Our means of livelihood are dictated, are they not, through tradition or through greed and ambition? Generally we do not deliberately set about choosing the right means of livelihood. We are only too thankful to get what we can and blindly follow the economic system that is about us. But the questioner wants to know how to withdraw from exploitation and war. To withdraw from them he must not allow himself to be influenced, nor follow traditional occupation, nor must he be envious and ambitious. Many of us choose some profession because of tradition or because we are of a family of lawyers or soldiers or politicians or traders; or our greed for power and position dictates our occupation; ambition drives us to compete and be ruthless in our desire to succeed. So he who would not exploit or contribute to the cause of war must cease to follow tradition, cease to be greedy, ambitious, self-seeking. If he abstains from these he will naturally find right occupation.
But though it is important and beneficial, right occupation is not an end in itself. You may have a right means of livelihood but if you are inwardly insufficient and poor you will be a source of misery to yourself and so to others; you will be thoughtless, violent, self-assertive. Without that inward freedom of Reality you will have no joy, no peace. In the search and discovery of that inward Reality alone can we be not only content with little, but aware of something that is beyond all measure. It is this which must be first sought out; then other things will come into being in its wake.
This inward freedom of creative Reality is not a gift; it is to be discovered and experienced. It is not an acquisition to be gathered to yourself to glorify yourself. It is a state of being, as silence, in which there is no becoming, in which there is completeness. This creativeness may not necessarily seek expression; it is not a talent that demands an outward manifestation. You need not be a great artist nor have an audience; if you seek these you will miss that inward Reality. It is neither a gift, nor is it the outcome of talent; it is to be found, this imperishable treasure, when thought frees itself from lust, ill will and ignorance; when thought frees itself from worldliness and personal craving to be; it is to be experienced through right thinking and meditation.
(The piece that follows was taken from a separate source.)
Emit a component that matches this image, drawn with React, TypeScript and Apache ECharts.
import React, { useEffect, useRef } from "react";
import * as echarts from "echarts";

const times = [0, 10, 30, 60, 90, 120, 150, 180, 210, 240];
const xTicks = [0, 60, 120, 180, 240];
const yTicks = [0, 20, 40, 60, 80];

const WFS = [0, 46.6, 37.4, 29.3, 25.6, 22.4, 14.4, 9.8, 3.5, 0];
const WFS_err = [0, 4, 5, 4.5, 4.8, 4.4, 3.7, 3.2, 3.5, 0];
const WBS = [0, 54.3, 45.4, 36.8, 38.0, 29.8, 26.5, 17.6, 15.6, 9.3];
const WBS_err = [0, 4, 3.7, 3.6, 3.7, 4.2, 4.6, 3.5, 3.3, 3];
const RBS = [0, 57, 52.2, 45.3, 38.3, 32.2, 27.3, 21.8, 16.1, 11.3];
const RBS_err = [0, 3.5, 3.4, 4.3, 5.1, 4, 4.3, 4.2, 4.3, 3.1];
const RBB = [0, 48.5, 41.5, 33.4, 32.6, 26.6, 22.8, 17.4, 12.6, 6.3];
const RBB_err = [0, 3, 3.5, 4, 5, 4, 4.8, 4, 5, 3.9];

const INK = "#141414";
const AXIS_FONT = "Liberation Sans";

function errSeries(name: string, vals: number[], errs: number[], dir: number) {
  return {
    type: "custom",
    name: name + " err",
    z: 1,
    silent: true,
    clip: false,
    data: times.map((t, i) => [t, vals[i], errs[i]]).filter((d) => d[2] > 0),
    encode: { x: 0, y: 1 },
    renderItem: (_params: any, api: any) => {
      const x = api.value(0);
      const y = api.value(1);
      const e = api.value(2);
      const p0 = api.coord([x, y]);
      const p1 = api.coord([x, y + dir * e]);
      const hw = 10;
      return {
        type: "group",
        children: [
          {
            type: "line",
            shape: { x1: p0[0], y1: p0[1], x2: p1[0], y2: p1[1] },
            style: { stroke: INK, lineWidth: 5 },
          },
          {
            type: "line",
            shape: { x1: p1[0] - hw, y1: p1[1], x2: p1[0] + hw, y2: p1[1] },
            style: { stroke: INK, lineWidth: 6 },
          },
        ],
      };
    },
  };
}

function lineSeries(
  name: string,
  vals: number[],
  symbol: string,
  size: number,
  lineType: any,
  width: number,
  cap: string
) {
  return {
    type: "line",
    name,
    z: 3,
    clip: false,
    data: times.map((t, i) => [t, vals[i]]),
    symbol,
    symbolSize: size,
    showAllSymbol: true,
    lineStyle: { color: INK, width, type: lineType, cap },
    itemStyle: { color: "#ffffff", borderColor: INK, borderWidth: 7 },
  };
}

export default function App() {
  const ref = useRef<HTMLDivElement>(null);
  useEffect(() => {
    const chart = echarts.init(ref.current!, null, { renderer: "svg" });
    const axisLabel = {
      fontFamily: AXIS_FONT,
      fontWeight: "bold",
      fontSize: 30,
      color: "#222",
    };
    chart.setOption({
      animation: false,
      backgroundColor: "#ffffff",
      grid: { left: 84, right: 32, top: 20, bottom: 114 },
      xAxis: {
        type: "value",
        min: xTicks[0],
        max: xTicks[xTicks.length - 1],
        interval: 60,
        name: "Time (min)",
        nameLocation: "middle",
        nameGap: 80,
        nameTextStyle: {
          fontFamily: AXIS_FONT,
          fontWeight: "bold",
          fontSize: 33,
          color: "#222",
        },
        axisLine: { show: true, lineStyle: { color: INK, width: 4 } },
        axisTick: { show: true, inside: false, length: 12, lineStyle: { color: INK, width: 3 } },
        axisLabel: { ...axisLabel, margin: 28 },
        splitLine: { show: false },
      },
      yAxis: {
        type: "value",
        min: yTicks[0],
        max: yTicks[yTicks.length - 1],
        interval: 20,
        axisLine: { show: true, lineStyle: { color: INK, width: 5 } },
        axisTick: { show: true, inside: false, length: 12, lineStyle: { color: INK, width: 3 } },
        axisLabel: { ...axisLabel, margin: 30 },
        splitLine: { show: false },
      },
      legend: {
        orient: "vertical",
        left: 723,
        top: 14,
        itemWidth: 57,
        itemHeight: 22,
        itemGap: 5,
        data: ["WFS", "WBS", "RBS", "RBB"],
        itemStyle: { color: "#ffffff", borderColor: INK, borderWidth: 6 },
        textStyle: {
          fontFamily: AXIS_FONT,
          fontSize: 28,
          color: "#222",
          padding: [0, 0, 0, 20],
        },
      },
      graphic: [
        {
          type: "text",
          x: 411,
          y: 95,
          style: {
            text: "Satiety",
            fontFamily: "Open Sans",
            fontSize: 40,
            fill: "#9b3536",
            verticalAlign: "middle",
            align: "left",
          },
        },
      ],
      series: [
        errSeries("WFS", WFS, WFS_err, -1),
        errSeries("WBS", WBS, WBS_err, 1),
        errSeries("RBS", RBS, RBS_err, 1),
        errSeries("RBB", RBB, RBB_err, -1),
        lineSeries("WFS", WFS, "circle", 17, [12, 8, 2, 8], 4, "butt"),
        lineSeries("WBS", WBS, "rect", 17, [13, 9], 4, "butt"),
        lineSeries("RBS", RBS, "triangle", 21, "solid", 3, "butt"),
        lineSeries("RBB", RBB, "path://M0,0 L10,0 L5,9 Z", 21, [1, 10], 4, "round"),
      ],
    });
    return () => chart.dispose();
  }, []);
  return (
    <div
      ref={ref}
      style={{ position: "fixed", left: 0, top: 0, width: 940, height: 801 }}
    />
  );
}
Without this inward freedom of Reality existence is pain. As a thirsty man seeks water, so must we seek. Reality alone can quench the thirst of impermanency.
Questioner: I am an inveterate smoker. I have tried several times to give it up but failed each time. How am I to give it up once and for all?
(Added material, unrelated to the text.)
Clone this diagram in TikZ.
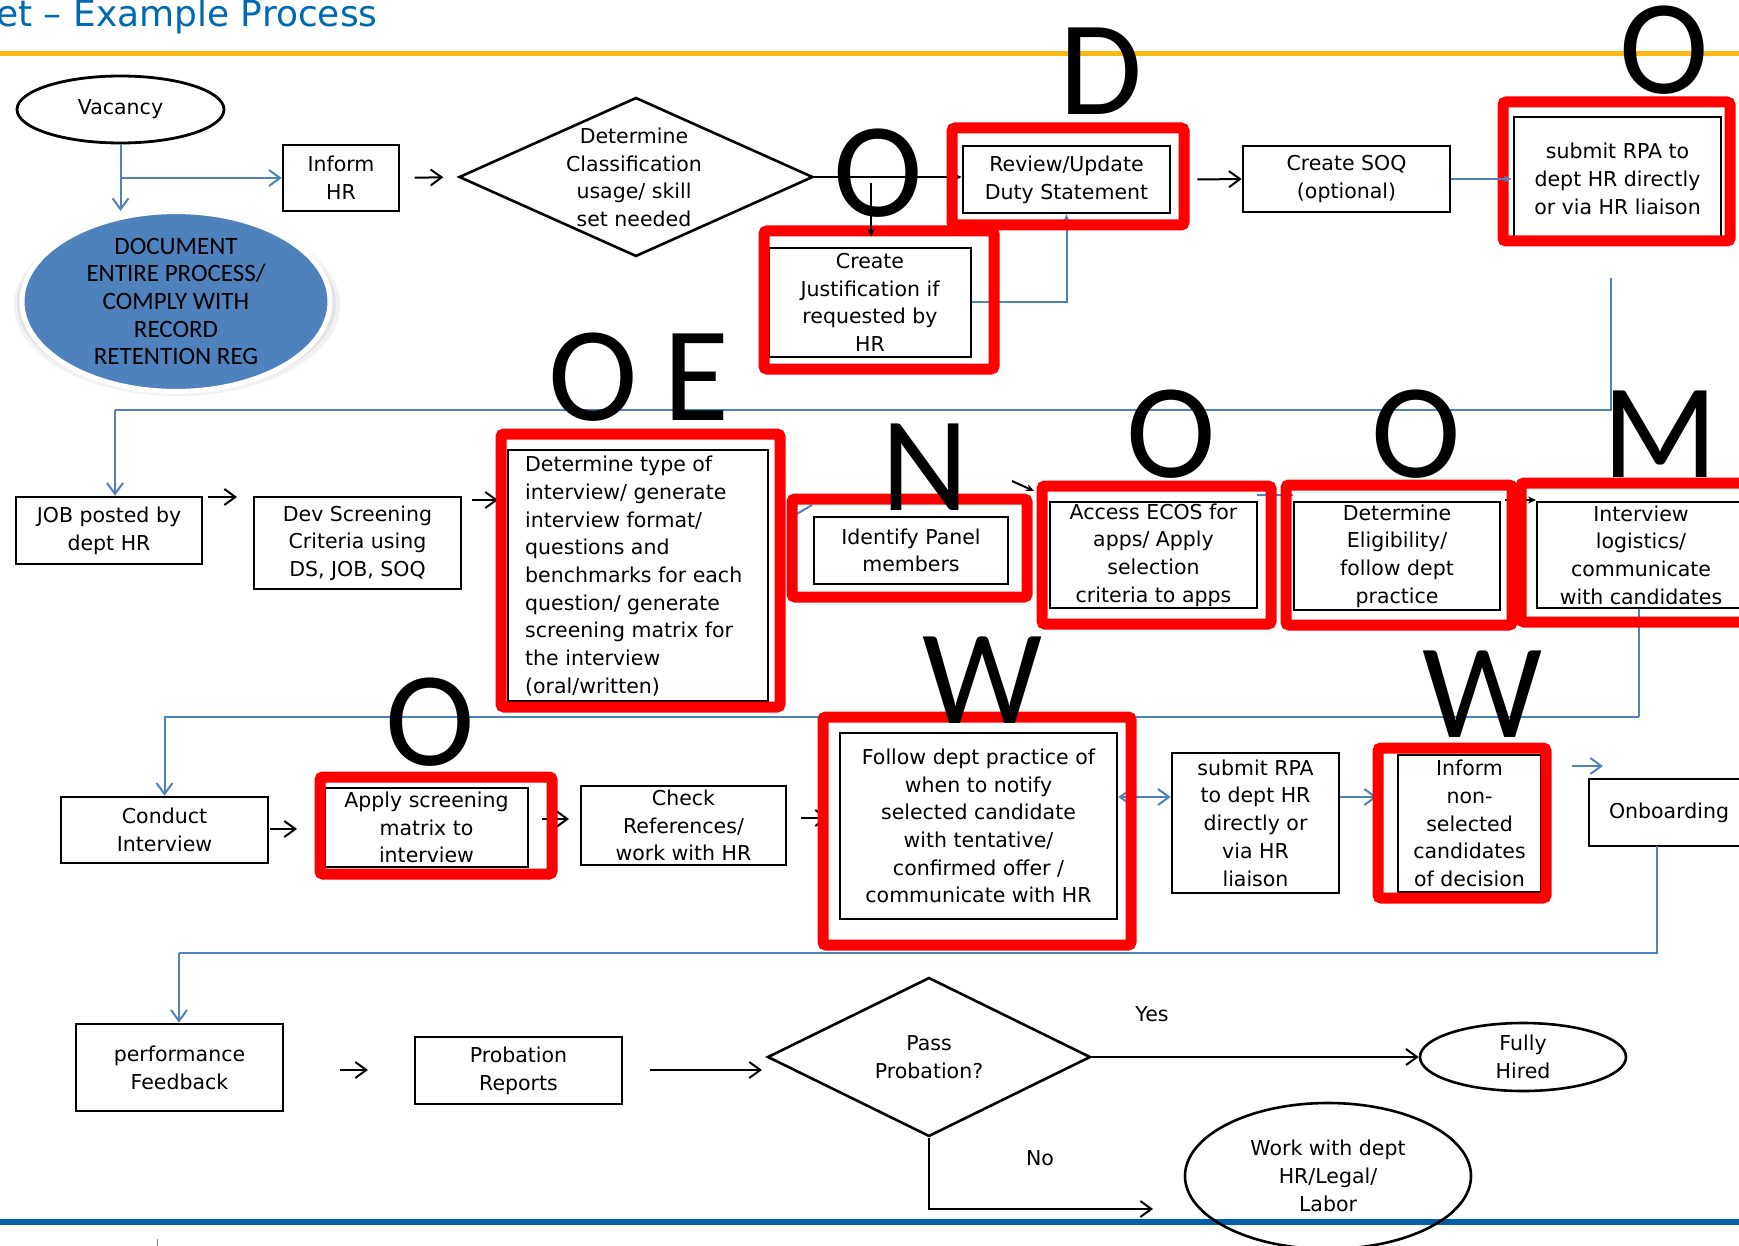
\documentclass[tikz,border=0pt]{standalone}
\usepackage{fontspec}
\usetikzlibrary{arrows.meta,shapes.geometric,calc}
\newfontfamily\dvs{DejaVu Sans}
\newfontfamily\crl{Carlito}
\definecolor{ttlblue}{RGB}{0,105,180}
\definecolor{orng}{RGB}{253,185,19}
\definecolor{lnblue}{RGB}{79,129,189}
\definecolor{botblue}{RGB}{0,98,165}
\definecolor{docblue}{RGB}{79,129,189}
\begin{document}
\begin{tikzpicture}[x=1pt,y=-1pt,
  box/.style={draw, line width=2.6pt, inner sep=0pt, align=center, font=\dvs\fontsize{20.5}{27.7}\selectfont},
  txt/.style={inner sep=0pt, align=center, font=\dvs\fontsize{20.5}{27.7}\selectfont},
  rf/.style={draw=red, line width=11pt, rounded corners=3pt},
  bl/.style={draw=lnblue, line width=2pt},
  bk/.style={draw=black, line width=2pt},
  barb/.style={-{Straight Barb[length=11pt,width=16pt]}},
  dbarb/.style={{Straight Barb[length=11pt,width=16pt]}-{Straight Barb[length=11pt,width=16pt]}},
  tipf/.style={-{Stealth[length=8pt,width=7pt]}},
  big/.style={inner sep=0pt, anchor=base, font=\crl\fontsize{135}{135}\selectfont},
]
\useasboundingbox (0,0) rectangle (1739,1246);
\fill[white] (0,0) rectangle (1739,1246);

% header and footer
\node[anchor=base west, inner sep=0pt, text=ttlblue, font=\dvs\fontsize{36}{40}\selectfont] (title) at (-4,27) {et – Example Process};
\draw[orng, line width=5pt] (0,54) -- (1739,54);
\draw[botblue, line width=6pt] (0,1222) -- (1739,1222);
\draw[gray, line width=0.8pt] (157,1239) -- (157,1246);

% ---------- row 1 ----------
\node[draw, ellipse, line width=2.8pt, minimum width=207pt, minimum height=67pt, inner sep=0pt, font=\dvs\fontsize{20.5}{27.7}\selectfont] (vac) at (120.5,109.5) {Vacancy};
\fill[gray!10] (177,305) ellipse [x radius=163pt, y radius=91pt];
\fill[gray!22] (176.5,303.5) ellipse [x radius=159.5pt, y radius=88pt];
\node[ellipse, fill=docblue, draw=white, line width=5pt, minimum width=308pt, minimum height=168pt, inner sep=0pt, align=center, font=\crl\fontsize{25}{27.7}\selectfont] (doc) at (176,301.5) {DOCUMENT\\ENTIRE PROCESS/\\COMPLY WITH\\RECORD\\RETENTION REG};
\node[box, minimum width=116pt, minimum height=66pt] (inform) at (341,178) {Inform\\HR};
\node[draw, diamond, line width=2.6pt, minimum width=354pt, minimum height=159pt, inner sep=0pt] (dia) at (636,177) {};
\node[txt] (diat) at (634,177.5) {Determine\\Classification\\usage/ skill\\set needed};
\node[box, minimum width=207pt, minimum height=67pt] (review) at (1066.5,179.5) {Review/Update\\Duty Statement};
\node[box, minimum width=202pt, minimum height=109pt] (just) at (870,302.5) {Create\\Justification if\\requested by\\HR};
\node[box, minimum width=207pt, minimum height=66pt] (soq) at (1346.5,179) {Create SOQ\\(optional)};
\node[box, minimum width=207pt, minimum height=124pt] (rpa1) at (1617.5,179) {submit RPA to\\dept HR directly\\or via HR liaison};

% ---------- row 2 ----------
\node[box, minimum width=186pt, minimum height=67pt] (job) at (109,530.5) {JOB posted by\\dept HR};
\node[box, minimum width=207pt, minimum height=92pt] (dev) at (357.5,543) {Dev Screening\\Criteria using\\DS, JOB, SOQ};
\node[box, minimum width=260pt, minimum height=251pt] (dtype) at (638,575.5) {};
\node[txt, align=left, anchor=west] (dtypet) at (525,576) {Determine type of\\interview/ generate\\interview format/\\questions and\\benchmarks for each\\question/ generate\\screening matrix for\\the interview\\(oral/written)};
\node[box, minimum width=194pt, minimum height=67pt] (panel) at (911,550.5) {Identify Panel\\members};
\node[box, minimum width=207pt, minimum height=106pt] (ecos) at (1153.5,555) {Access ECOS for\\apps/ Apply\\selection\\criteria to apps};
\node[box, minimum width=206pt, minimum height=108pt] (elig) at (1397,556) {Determine\\Eligibility/\\follow dept\\practice};
\node[box, minimum width=208pt, minimum height=106pt] (logi) at (1641,555) {Interview\\logistics/\\communicate\\with candidates};

% ---------- row 3 ----------
\node[box, minimum width=207pt, minimum height=66pt] (cond) at (164.5,830) {Conduct\\Interview};
\node[box, minimum width=203pt, minimum height=79pt] (apply) at (426.5,827.5) {Apply screening\\matrix to\\interview};
\node[box, minimum width=205pt, minimum height=79pt] (check) at (683.5,825.5) {Check\\References/\\work with HR};
\node[box, minimum width=277pt, minimum height=186pt] (follow) at (978.5,826) {Follow dept practice of\\when to notify\\selected candidate\\with tentative/\\confirmed offer /\\communicate with HR};
\node[box, minimum width=167pt, minimum height=140pt] (rpa2) at (1255.5,823) {submit RPA\\to dept HR\\directly or\\via HR\\liaison};
\node[box, minimum width=143pt, minimum height=137pt] (inf2) at (1469.5,823.5) {Inform\\non-\\selected\\candidates\\of decision};
\node[box, minimum width=160pt, minimum height=67pt] (onb) at (1669,812.5) {Onboarding};

% ---------- row 4 ----------
\node[box, minimum width=207pt, minimum height=87pt] (perf) at (179.5,1067.5) {performance\\Feedback};
\node[box, minimum width=207pt, minimum height=67pt] (prob) at (518.5,1070.5) {Probation\\Reports};
\node[draw, diamond, line width=2.6pt, minimum width=323pt, minimum height=159pt, inner sep=0pt] (pass) at (929,1057) {};
\node[txt] (passt) at (929,1057) {Pass\\Probation?};
\node[draw, ellipse, line width=2.6pt, minimum width=206pt, minimum height=68pt, inner sep=0pt, align=center, font=\dvs\fontsize{20.5}{27.7}\selectfont] (fully) at (1523,1057) {Fully\\Hired};
\node[draw, ellipse, line width=2.6pt, minimum width=286pt, minimum height=146pt, inner sep=0pt, align=center, font=\dvs\fontsize{20.5}{27.7}\selectfont] (work) at (1328,1176) {Work with dept\\HR/Legal/\\Labor};
\node[txt] (yes) at (1152,1014) {Yes};
\node[txt] (no) at (1040,1158) {No};

% ---------- coordinates for free ends ----------
\coordinate (vd) at (120.5,211);
\coordinate (r1top) at (1611,278);
\coordinate (r1mid) at (1611,410);
\coordinate (jobin) at (115,410);
\coordinate (jd) at (871,183);
\coordinate (a1s) at (208,497);  \coordinate (a1e) at (237,497);
\coordinate (a2s) at (472,500);  \coordinate (a2e) at (498,500);
\coordinate (f1s) at (1012,481); \coordinate (f1e) at (1034,491);
\coordinate (f2s) at (795,515);  \coordinate (f2e) at (812,505);
\coordinate (f3s) at (1257,495); \coordinate (f3e) at (1294,495);
\coordinate (f4s) at (1505,500); \coordinate (f4e) at (1536,500);
\coordinate (lg) at (1639,717);
\coordinate (c1s) at (270,829);  \coordinate (c1e) at (297,829);
\coordinate (c2s) at (542,819);  \coordinate (c2e) at (569,819);
\coordinate (c3s) at (801,818);  \coordinate (c3e) at (828,818);
\coordinate (fr) at (0,797);
\coordinate (ri) at (1377,797);
\coordinate (o1s) at (1572,766); \coordinate (o1e) at (1603,766);
\coordinate (ob) at (1657,846);
\coordinate (obl) at (179,953);
\coordinate (p1s) at (340,1070); \coordinate (p1e) at (368,1070);
\coordinate (p2s) at (650,1070); \coordinate (p2e) at (762,1070);
\coordinate (nw) at (1153,1209);

% ---------- connectors (under red frames) ----------
\draw[bl, barb] (vac.south) -- (vd);
\draw[bl, barb] (vac.south |- inform.west) -- (inform.west);
\draw[bk, barb] ($(inform.east)!0.25!(dia.west)$) -- ($(inform.east)!0.75!(dia.west)$);
\draw[bk, tipf] (dia.east) -- (dia.east -| review.west);
\draw[bl, tipf] (just.east) -| (review.south);
\draw[bk, barb] ($(review.east)+(26,0)$) -- (soq.west);
\draw[bl] (r1top) -- (r1mid) -- (jobin);
\draw[bl, barb] (jobin) -- (jobin |- job.north);
\draw[bk, barb] (a1s) -- (a1e);
\draw[bk, barb] (a2s) -- (a2e);
\draw[bk, tipf] (f1s) -- (f1e);
\draw[bl] (f2s) -- (f2e);
\draw[bl, tipf] (f3s) -- (f3e);
\draw[bk, tipf] (f4s) -- (f4e);
\draw[bl] (lg |- logi.south) -- (lg);
\draw[bl, barb] (lg) -| (cond.north);
\draw[bk, barb] (c1s) -- (c1e);
\draw[bk, barb] (c2s) -- (c2e);
\draw[bk, barb] (c3s) -- (c3e);
\draw[bl, dbarb] (follow.east |- fr) -- (rpa2.west |- fr);
\draw[bl, barb] (rpa2.east |- fr) -- (ri);
\draw[bl, barb] (o1s) -- (o1e);
\draw[bl] (ob) |- (obl);
\draw[bl, barb] (obl) -- (obl |- perf.north);
\draw[bk, barb] (p1s) -- (p1e);
\draw[bk, barb] (p2s) -- (p2e);
\draw[bk, barb] (pass.east) -- (fully.west);
\draw[bk, barb] (pass.south) |- (nw);

% ---------- red frames ----------
\draw[rf] (952,128) rectangle (1184,225);
\draw[rf] (764,231) rectangle (994,369);
\draw[rf] (1503,102) rectangle (1730,241);
\draw[rf] (501,434) rectangle (780,707);
\draw[rf] (792,499) rectangle (1027,597);
\draw[rf] (1042,486) rectangle (1271,624);
\draw[rf] (1286,485) rectangle (1512,625);
\draw[rf] (1521,483) rectangle (1765,622);
\draw[rf] (320,777) rectangle (552,874);
\draw[rf] (823,717) rectangle (1131,945);
\draw[rf] (1378,748) rectangle (1546,898);

% ---------- connectors over frames ----------
\draw[bk, tipf] (jd) -- ($(jd |- just.north)+(0,-10)$);
\draw[bl, tipf] (soq.east) -- ($(rpa1.west)+(-1,0)$);

% ---------- big letters ----------
\node[big] (lD) at (1101,115) {D};
\node[big] (lO1) at (878,217) {O};
\node[big] (lO2) at (1664,94) {O};
\node[big] (lO3) at (593,420) {O};
\node[big] (lE) at (696,420) {E};
\node[big] (lN) at (925,510) {N};
\node[big] (lO4) at (1171,477) {O};
\node[big] (lO5) at (1416,477) {O};
\node[big] (lM) at (1660,477) {M};
\node[big] (lW1) at (983,723) {W};
\node[big] (lW2) at (1483,737) {W};
\node[big] (lO6) at (430,765) {O};
\end{tikzpicture}
\end{document}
Krishnamurti: Do not strive to give it up; as with so many habits mere struggle against them only strengthens them. Understand the whole problem of habit, the mental, emotional and physical. Habit is thoughtlessness and to struggle against thoughtlessness by determined ignorance is vain, stupid. You must understand the process of habit through constant awareness of the grooves of the mind and of the habitual emotional responses. In understanding the deeper issues of habit the superficial ones fall away. Without understanding the deeper causes of habit, suppose you are able to master the habit of smoking or any other habit, you still will be as you are, thoughtless, empty, a plaything of environment.
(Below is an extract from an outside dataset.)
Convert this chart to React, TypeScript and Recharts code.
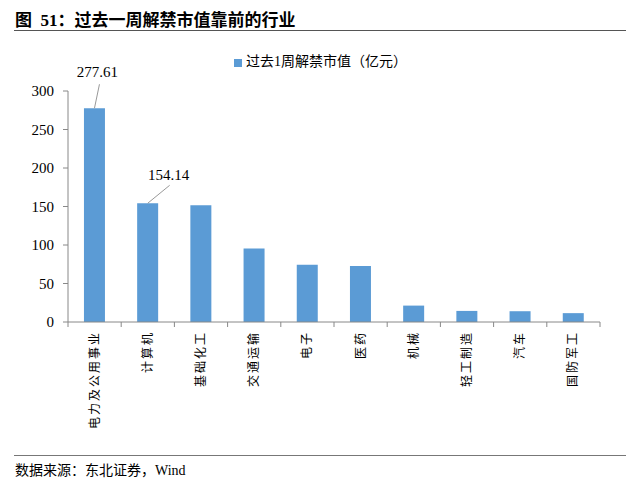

How to give up a particular habit is surely not the primary question for much deeper things are involved. No problem can be solved on its own level. Is any problem solved within the pattern of opposites? Obviously there is conflict within the pattern but does this conflict resolve the problem? Must you not go outside the pattern of conflict to find a lasting answer? The struggle against a habit does not necessarily result in its abandonment; other habits may be developed or substituted. The struggle merely to overcome habits, without uncovering their deeper significance, makes the mind-heart thoughtless, superficial, insensitive. As with anger, as with armies, conflict exhausts, and no major issue is solved. Similarly conflict between opposites only blunts the Mind-heart and it is this dullness that prevents the understanding of the problem. Please see the importance of this. Conflict between two opposing desires must end in weariness, in thoughtlessness.
It is this thoughtlessness that must be considered, not the mere giving up of a habit or conflict. The abandonment of a habit will naturally follow if there is thoughtfulness, if there is sensitivity. This sensitivity is blunted, hardened, by the constant struggle of opposing desires. So if you want to smoke, smoke; but be intensely aware of all the implications of habit: thoughtlessness, dependency, loneliness, fear and so on. Do not merely struggle against habit but be aware of its full significance.
It is considered intelligent to be in the conflict of the opposites; the struggle between good and evil, between collectivism and individualism, is thought to be necessary for the growth of man; the conflict between God and Devil is accepted as an inevitable process. Does this conflict between the opposites lead to Reality? Does it not lead to ignorance and illusion? Is evil to be transcended by its opposite? Must not thought go above and beyond the conflict of both? This conflict of the opposites does not lead to righteousness, to understanding; it leads to weariness, thoughtlessness, insensitivity. Perhaps the criminal, the sinner may be nearer comprehension than the man who is self-righteous in his smug struggle of opposing desires. The criminal could be aware of his crime so there is hope for him, whereas the man in self-righteous conflict of the opposites is merely lost in his own petty ambition to become. The one is vulnerable while the other is enclosed, hardened by his conflict; the one is still susceptible while the other is made insensitive through the conflict and pain of constant struggle to become.
Do not lose yourself in the conflict and pain of the opposites. Do not compare and strive to become the opposite of that which you are. Be wholly, choicelessly aware of what is, of your habit, of your fear, of your tendency and in this single flame of awareness that which is, is transformed. This transformation is not within the pattern of duality; it is fundamental, creative, with the breath of reality. In this flame of awareness all problems are finally resolved. Without this transformation life is a struggle and pain and there is no joy, no peace.